Apa hubungannya antara siroh dengan kebangkitan umat ? Saya beri contohnya yang paling gampang seperti ini :
Bayangkan kalau kita dalami siroh perjalanan Nabi Shallallahu ‘Alaihi Wasallam sejak hijrah saja. Perhatikan apa urutan-urutan yang dilakukan beliau dengan para sahabat di Madinnah, mulai dari membangun Masjid Quba – yang merupakan masjid yang pertama beliau bangun, kemudian baru Masjid Nabawi – yang keduanya selalu kita kunjungi setiap kali kita ke Madinnah – keduanya dibangun masih di tahun pertama Hijriyah atau tahun 622 Masehi.

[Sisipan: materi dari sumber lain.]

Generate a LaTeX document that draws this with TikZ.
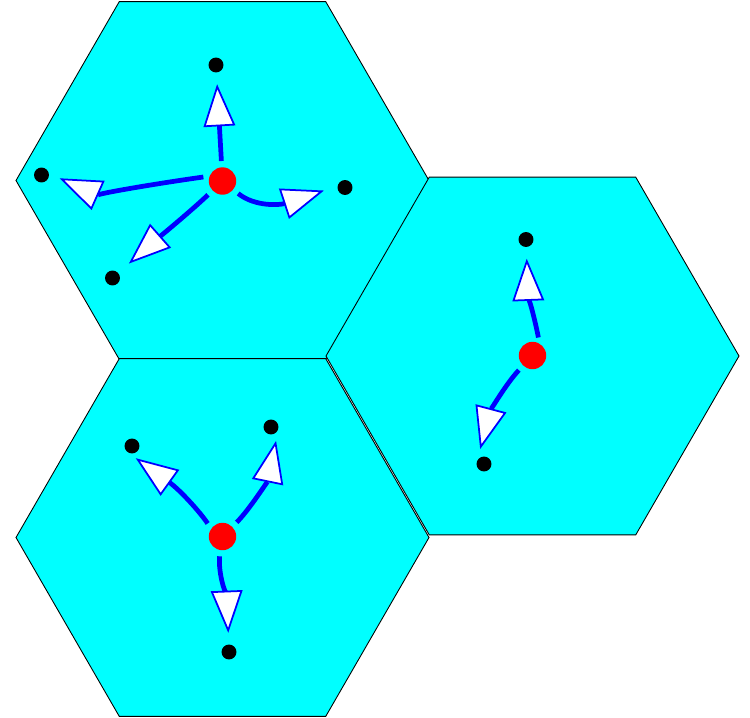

Cerita tentang kedua Masjid ini begitu kita kuasai, begitu pula tentang perang-perang besar maupun yang kecil yang dilakukan oleh Rasulullah Shallallahu ‘Alaihi Wasallam beserta para sahabat beliau dalam perjalanannya menghadirkan Islam yang merupakan rahmat bagi seluruh alam.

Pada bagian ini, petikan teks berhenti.